> Exercise
Quote the listing in full, exactly as given, minus any pictures.

-------- Provided data --------

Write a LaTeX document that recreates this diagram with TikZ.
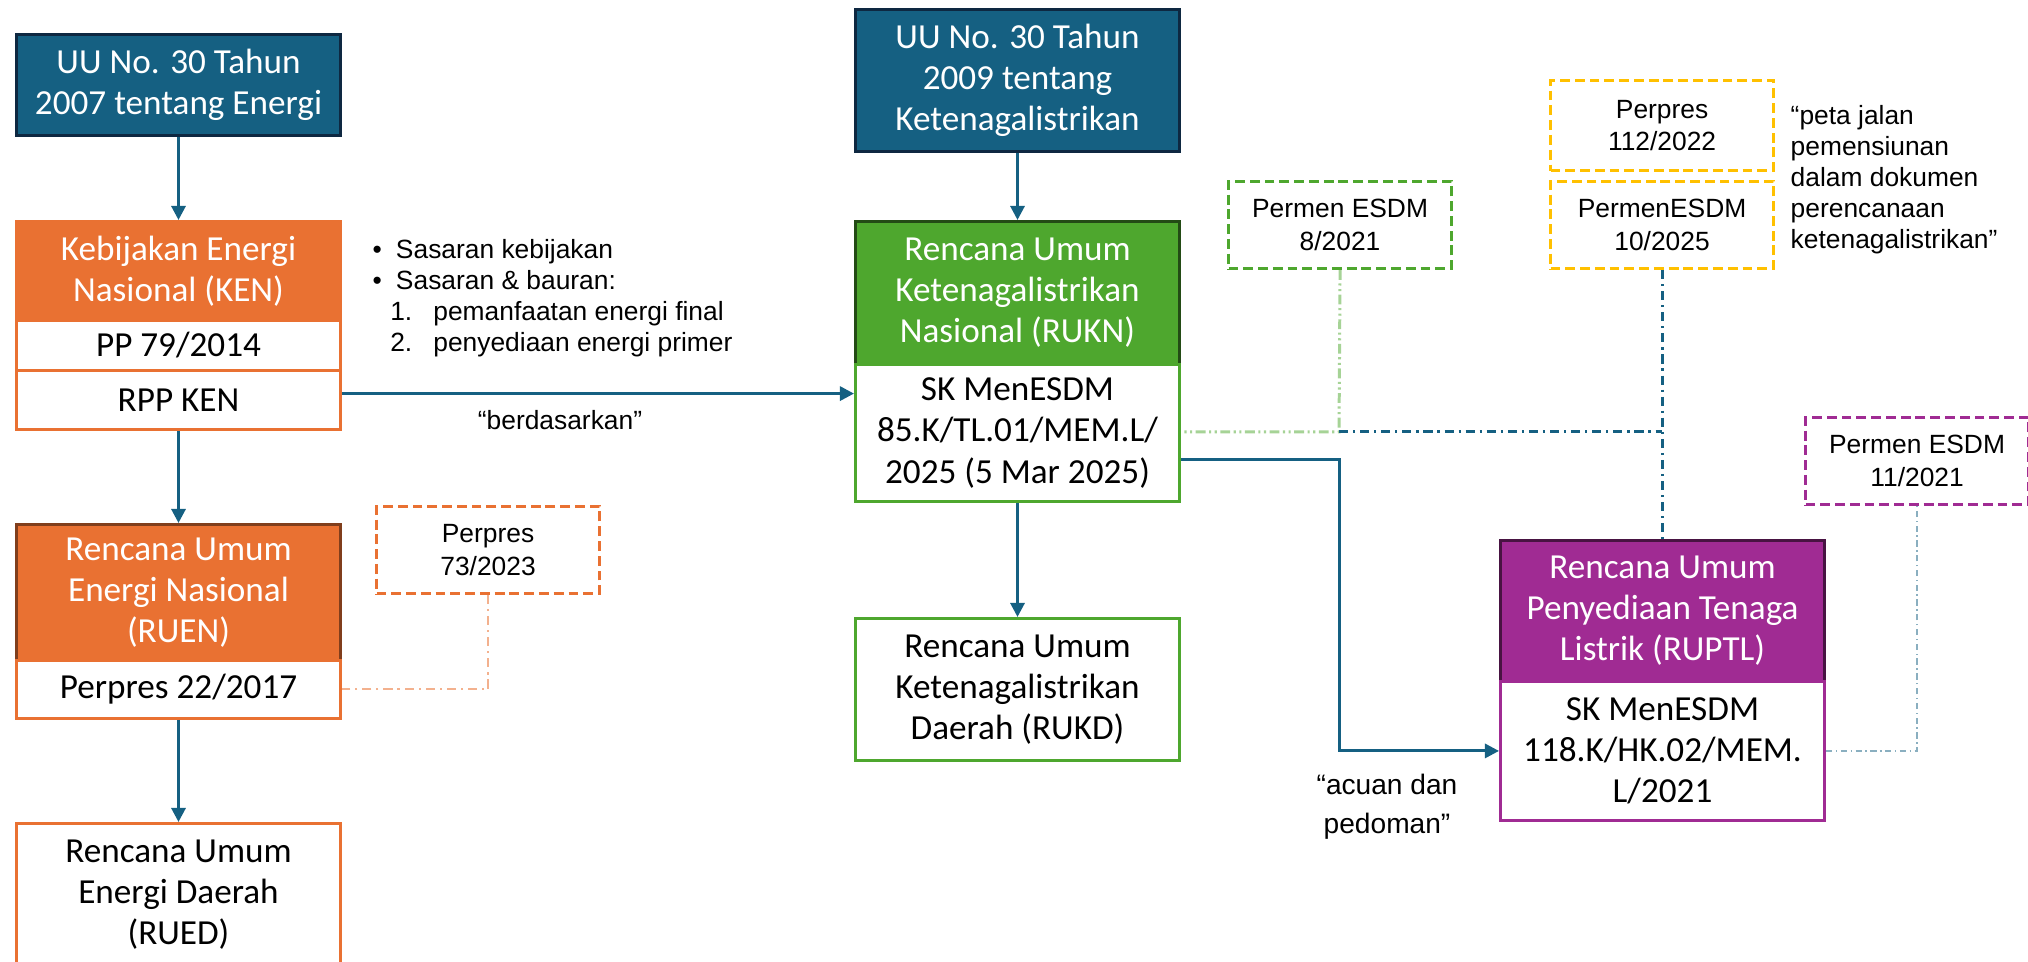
\documentclass[tikz,border=0pt]{standalone}
\usepackage{fontspec}
\setmainfont{Carlito}
\newfontfamily\notefont{Liberation Sans}
\usetikzlibrary{arrows.meta}

\definecolor{lawblue}{HTML}{156082}
\definecolor{lawdark}{HTML}{0E2841}
\definecolor{kenorange}{HTML}{E97132}
\definecolor{ruknGreen}{HTML}{4EA72E}
\definecolor{ruptlPurple}{HTML}{A02B93}
\definecolor{refyellow}{HTML}{FFC000}

\begin{document}
\begin{tikzpicture}[x=0.01cm,y=-0.01cm,
    box/.style={draw, anchor=north west, align=center, inner sep=0pt,
      minimum width=3.24cm, line width=0.8pt, font=\fontsize{10}{11.7}\selectfont},
    head/.style={box, text=white},
    row/.style={box, fill=white, text=black},
    refbox/.style={draw, anchor=north west, align=center, inner sep=0pt,
      minimum width=2.23cm, minimum height=0.87cm, line width=0.85pt,
      dash pattern=on 2.8pt off 1.4pt, font=\notefont\fontsize{7.5}{9.3}\selectfont},
    note/.style={align=left, inner sep=0pt, font=\notefont\fontsize{7.5}{8.8}\selectfont},
    link/.style={draw=lawblue, line width=0.85pt, -{Triangle[length=4pt,width=4pt]}},
    dashdot/.style={line width=0.85pt, dash pattern=on 2.6pt off 1.4pt on 0.6pt off 1.4pt},
    dashdotdot/.style={line width=0.85pt, dash pattern=on 2.8pt off 1pt on 0.6pt off 1pt on 0.6pt off 1pt},
    thindashdot/.style={line width=0.6pt, dash pattern=on 1.8pt off 1pt on 0.4pt off 1pt}]
  \useasboundingbox (0,0) rectangle (2028,962);

  % energi
  \node[head, fill=lawblue, draw=lawdark, minimum height=1.01cm] (uuE) at (15,33) {UU No. 30 Tahun\\2007 tentang Energi};
  \node[head, fill=kenorange, draw=kenorange, minimum height=0.99cm] (ken) at (15,220) {Kebijakan Energi\\Nasional (KEN)};
  \node[row, draw=kenorange, minimum height=0.5cm] (pp79) at (15,319) {PP 79/2014};
  \node[row, draw=kenorange, minimum height=0.59cm] (rppKen) at (15,369) {RPP KEN};
  \node[head, fill=kenorange, draw=kenorange!55!black, minimum height=1.36cm] (ruen) at (15,523) {Rencana Umum\\Energi Nasional\\(RUEN)};
  \node[row, draw=kenorange, minimum height=0.58cm] (pp22) at (15,659) {Perpres 22/2017};
  \node[row, draw=kenorange, minimum height=1.42cm] (rued) at (15,822) {Rencana Umum\\Energi Daerah\\(RUED)};
  \node[refbox, draw=kenorange] (p73) at (375,505) {Perpres\\73/2023};

  \node[note, anchor=west] (goals) at (372,298) {\textbullet\hspace{4pt}Sasaran kebijakan\\
    \textbullet\hspace{4pt}Sasaran \& bauran:\\
    \hspace{5pt}1.\hspace{6pt}pemanfaatan energi final\\
    \hspace{5pt}2.\hspace{6pt}penyediaan energi primer};
  \node[note] (based) at (560,420) {“berdasarkan”};

  % ketenagalistrikan
  \node[head, fill=lawblue, draw=lawdark, minimum height=1.42cm] (uuK) at (854,8) {UU No. 30 Tahun\\2009 tentang\\Ketenagalistrikan};
  \node[head, fill=ruknGreen, draw=ruknGreen!45!black, minimum height=1.43cm] (rukn) at (854,220) {Rencana Umum\\Ketenagalistrikan\\Nasional (RUKN)};
  \node[row, draw=ruknGreen, minimum height=1.37cm] (sk85) at (854,363) {SK MenESDM\\85.K/TL.01/MEM.L/\\2025 (5 Mar 2025)};
  \node[row, draw=ruknGreen, minimum height=1.42cm] (rukd) at (854,617) {Rencana Umum\\Ketenagalistrikan\\Daerah (RUKD)};
  \node[refbox, draw=ruknGreen] (p8) at (1227,180) {Permen ESDM\\8/2021};

  \node[refbox, draw=refyellow, minimum height=0.9cm] (p112) at (1549,79) {Perpres\\112/2022};
  \node[refbox, draw=refyellow] (pm10) at (1549,180) {PermenESDM\\10/2025};
  \node[note, anchor=west] (roadmap) at (1790,180) {“peta jalan\\pemensiunan\\dalam dokumen\\perencanaan\\ketenagalistrikan”};

  \node[head, fill=ruptlPurple, draw=ruptlPurple!45!black, minimum height=1.41cm] (ruptl) at (1499,539) {Rencana Umum\\Penyediaan Tenaga\\Listrik (RUPTL)};
  \node[row, draw=ruptlPurple, minimum height=1.39cm] (sk118) at (1499,680) {SK MenESDM\\118.K/HK.02/MEM.\\L/2021};
  \node[refbox, draw=ruptlPurple] (p11) at (1804,416) {Permen ESDM\\11/2021};
  \node[note, align=center, font=\notefont\fontsize{8}{11}\selectfont] (guide) at (1387,807) {“acuan dan\\pedoman”};

  \coordinate (meet) at (1339,432);
  \coordinate (split) at (1339,460);

  % solid links
  \draw[link] (uuE) -- (ken);
  \draw[link] (rppKen) -- (ruen);
  \draw[link] (pp22) -- (rued);
  \draw[link] (uuK) -- (rukn);
  \draw[link] (sk85) -- (rukd);
  \draw[link] ([yshift=1.8pt]rppKen.east) -- ([yshift=1.8pt]rppKen.east -| sk85.west);
  \draw[link] (split -| sk85.east) -- (split) |- (sk118.west);

  % references
  \draw[dashdot, draw=kenorange!55, line width=0.6pt] (p73.south) |- (pp22.east);
  \draw[dashdotdot, draw=ruknGreen!50] (p8.south) -- (meet) -- (meet -| sk85.east);
  \draw[dashdot, draw=lawblue] (meet) -- (meet -| pm10.south);
  \draw[dashdot, draw=lawblue] (pm10.south) -- (pm10.south |- ruptl.north);
  \draw[thindashdot, draw=lawblue!50] (sk118.east) -| (p11.south);
\end{tikzpicture}
\end{document}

--------

> Exercise solution
Write a LaTeX document that recreates this diagram with TikZ.
\documentclass[tikz,border=0pt]{standalone}
\usepackage{fontspec}
\setmainfont{Carlito}
\newfontfamily\notefont{Liberation Sans}
\usetikzlibrary{arrows.meta}

\definecolor{lawblue}{HTML}{156082}
\definecolor{lawdark}{HTML}{0E2841}
\definecolor{kenorange}{HTML}{E97132}
\definecolor{ruknGreen}{HTML}{4EA72E}
\definecolor{ruptlPurple}{HTML}{A02B93}
\definecolor{refyellow}{HTML}{FFC000}

\begin{document}
\begin{tikzpicture}[x=0.01cm,y=-0.01cm,
    box/.style={draw, anchor=north west, align=center, inner sep=0pt,
      minimum width=3.24cm, line width=0.8pt, font=\fontsize{10}{11.7}\selectfont},
    head/.style={box, text=white},
    row/.style={box, fill=white, text=black},
    refbox/.style={draw, anchor=north west, align=center, inner sep=0pt,
      minimum width=2.23cm, minimum height=0.87cm, line width=0.85pt,
      dash pattern=on 2.8pt off 1.4pt, font=\notefont\fontsize{7.5}{9.3}\selectfont},
    note/.style={align=left, inner sep=0pt, font=\notefont\fontsize{7.5}{8.8}\selectfont},
    link/.style={draw=lawblue, line width=0.85pt, -{Triangle[length=4pt,width=4pt]}},
    dashdot/.style={line width=0.85pt, dash pattern=on 2.6pt off 1.4pt on 0.6pt off 1.4pt},
    dashdotdot/.style={line width=0.85pt, dash pattern=on 2.8pt off 1pt on 0.6pt off 1pt on 0.6pt off 1pt},
    thindashdot/.style={line width=0.6pt, dash pattern=on 1.8pt off 1pt on 0.4pt off 1pt}]
  \useasboundingbox (0,0) rectangle (2028,962);

  % energi
  \node[head, fill=lawblue, draw=lawdark, minimum height=1.01cm] (uuE) at (15,33) {UU No. 30 Tahun\\2007 tentang Energi};
  \node[head, fill=kenorange, draw=kenorange, minimum height=0.99cm] (ken) at (15,220) {Kebijakan Energi\\Nasional (KEN)};
  \node[row, draw=kenorange, minimum height=0.5cm] (pp79) at (15,319) {PP 79/2014};
  \node[row, draw=kenorange, minimum height=0.59cm] (rppKen) at (15,369) {RPP KEN};
  \node[head, fill=kenorange, draw=kenorange!55!black, minimum height=1.36cm] (ruen) at (15,523) {Rencana Umum\\Energi Nasional\\(RUEN)};
  \node[row, draw=kenorange, minimum height=0.58cm] (pp22) at (15,659) {Perpres 22/2017};
  \node[row, draw=kenorange, minimum height=1.42cm] (rued) at (15,822) {Rencana Umum\\Energi Daerah\\(RUED)};
  \node[refbox, draw=kenorange] (p73) at (375,505) {Perpres\\73/2023};

  \node[note, anchor=west] (goals) at (372,298) {\textbullet\hspace{4pt}Sasaran kebijakan\\
    \textbullet\hspace{4pt}Sasaran \& bauran:\\
    \hspace{5pt}1.\hspace{6pt}pemanfaatan energi final\\
    \hspace{5pt}2.\hspace{6pt}penyediaan energi primer};
  \node[note] (based) at (560,420) {“berdasarkan”};

  % ketenagalistrikan
  \node[head, fill=lawblue, draw=lawdark, minimum height=1.42cm] (uuK) at (854,8) {UU No. 30 Tahun\\2009 tentang\\Ketenagalistrikan};
  \node[head, fill=ruknGreen, draw=ruknGreen!45!black, minimum height=1.43cm] (rukn) at (854,220) {Rencana Umum\\Ketenagalistrikan\\Nasional (RUKN)};
  \node[row, draw=ruknGreen, minimum height=1.37cm] (sk85) at (854,363) {SK MenESDM\\85.K/TL.01/MEM.L/\\2025 (5 Mar 2025)};
  \node[row, draw=ruknGreen, minimum height=1.42cm] (rukd) at (854,617) {Rencana Umum\\Ketenagalistrikan\\Daerah (RUKD)};
  \node[refbox, draw=ruknGreen] (p8) at (1227,180) {Permen ESDM\\8/2021};

  \node[refbox, draw=refyellow, minimum height=0.9cm] (p112) at (1549,79) {Perpres\\112/2022};
  \node[refbox, draw=refyellow] (pm10) at (1549,180) {PermenESDM\\10/2025};
  \node[note, anchor=west] (roadmap) at (1790,180) {“peta jalan\\pemensiunan\\dalam dokumen\\perencanaan\\ketenagalistrikan”};

  \node[head, fill=ruptlPurple, draw=ruptlPurple!45!black, minimum height=1.41cm] (ruptl) at (1499,539) {Rencana Umum\\Penyediaan Tenaga\\Listrik (RUPTL)};
  \node[row, draw=ruptlPurple, minimum height=1.39cm] (sk118) at (1499,680) {SK MenESDM\\118.K/HK.02/MEM.\\L/2021};
  \node[refbox, draw=ruptlPurple] (p11) at (1804,416) {Permen ESDM\\11/2021};
  \node[note, align=center, font=\notefont\fontsize{8}{11}\selectfont] (guide) at (1387,807) {“acuan dan\\pedoman”};

  \coordinate (meet) at (1339,432);
  \coordinate (split) at (1339,460);

  % solid links
  \draw[link] (uuE) -- (ken);
  \draw[link] (rppKen) -- (ruen);
  \draw[link] (pp22) -- (rued);
  \draw[link] (uuK) -- (rukn);
  \draw[link] (sk85) -- (rukd);
  \draw[link] ([yshift=1.8pt]rppKen.east) -- ([yshift=1.8pt]rppKen.east -| sk85.west);
  \draw[link] (split -| sk85.east) -- (split) |- (sk118.west);

  % references
  \draw[dashdot, draw=kenorange!55, line width=0.6pt] (p73.south) |- (pp22.east);
  \draw[dashdotdot, draw=ruknGreen!50] (p8.south) -- (meet) -- (meet -| sk85.east);
  \draw[dashdot, draw=lawblue] (meet) -- (meet -| pm10.south);
  \draw[dashdot, draw=lawblue] (pm10.south) -- (pm10.south |- ruptl.north);
  \draw[thindashdot, draw=lawblue!50] (sk118.east) -| (p11.south);
\end{tikzpicture}
\end{document}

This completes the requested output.